Paulinho não seria a primeira ausência forçada para a família. Uma das filhas do casal, Juliana, foi assassinada aos 17 anos com uma pancada na cabeça, em 1998. “Pelo menos a gente sabe que está enterrada. E o Paulinho, não. Não sabemos de nada, não tem explicação”, diz Maria das Graças. “Acho que Deus resolveu tomar conta, e eu não sei onde ele está. Um dia eu vou saber. Não sei que horas, que minuto, mas eu vou saber”, afirma. “Todos nós temos uma missão aqui na Terra. A minha foi ter tido três filhos – e dois seriam crucificados pela violência.”
Pesquisa. Francilene Gomes Fernandes, de 36 anos, é a filha que sobrou. Após a morte da irmã e o desaparecimento do irmão, ela decidiu fazer mestrado em Serviço Social e escreveu a dissertação Barbárie e Direitos Humanos: As Execuções Sumárias e Desaparecimentos Forçados em Maio (2006) em São Paulo, defendida na Pontifícia Universidade Católica de São Paulo (PUC-SP). “Ela acabou abraçando a causa para defender outras pessoas. Eu me agarrei a isso. Ameniza a saudade e a dor”, diz Maria das Graças.

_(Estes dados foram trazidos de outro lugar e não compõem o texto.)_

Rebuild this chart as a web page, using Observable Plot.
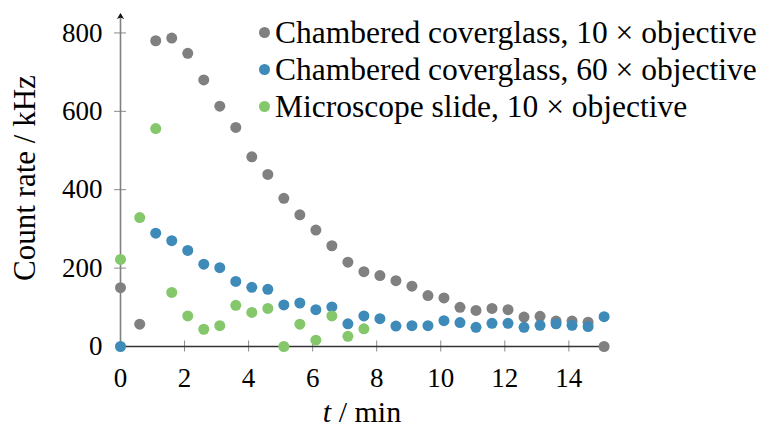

No estudo, Francilene aponta que testemunhas teriam presenciado a detenção por PMs da Força Tática ou da Rota nos quatro casos de desaparecimento. Eram negros ou pardos e nenhum deles concluiu o ensino fundamental. Três tinham passagem pela polícia. Todos moravam na periferia. As famílias também relatam ter ouvido em delegacias insinuações de que eles eram vinculados ao PCC.
O primeiro caso aconteceu em Parelheiros, no extremo da zona sul da capital, onde Ronaldo Procópio Alves, de 30 anos, que estava em liberdade provisória, sumiu no dia 13 de maio. Foi visto ao ser levado vivo por policiais da Força Tática, mas a família não soube mais de seu paradeiro. No dia seguinte, dois guardadores de carro, Diego Augusto Sant’Anna, de 15 anos, e Everton dos Santos Pereira, de 24, desapareceram em Guarulhos, após serem detidos em uma viatura não identificada.
Das denúncias de desaparecimento feitas em maio de 2006, o único corpo localizado foi o do adolescente Maycon Carlos Silva Santos. Testemunhas disseram que ele entrou em uma viatura da Força Tática no dia 15, na Casa Verde, zona norte de São Paulo, depois sumiu. Foi localizado no dia seguinte e o corpo apresentava marcas de tiros. O caso passou a integrar os de autoria desconhecida.
Sobre os desaparecidos, a Secretaria da Segurança Pública (SSP) informa, por meio de nota, que foram instaurados três inquéritos pela 2ª Delegacia de Proteção à Pessoa do Departamento de Homicídios e Proteção à Pessoa (DHPP). “As buscas continuam para localizá-los e as queixas permanecem ativas no banco de dados da Polícia Civil.”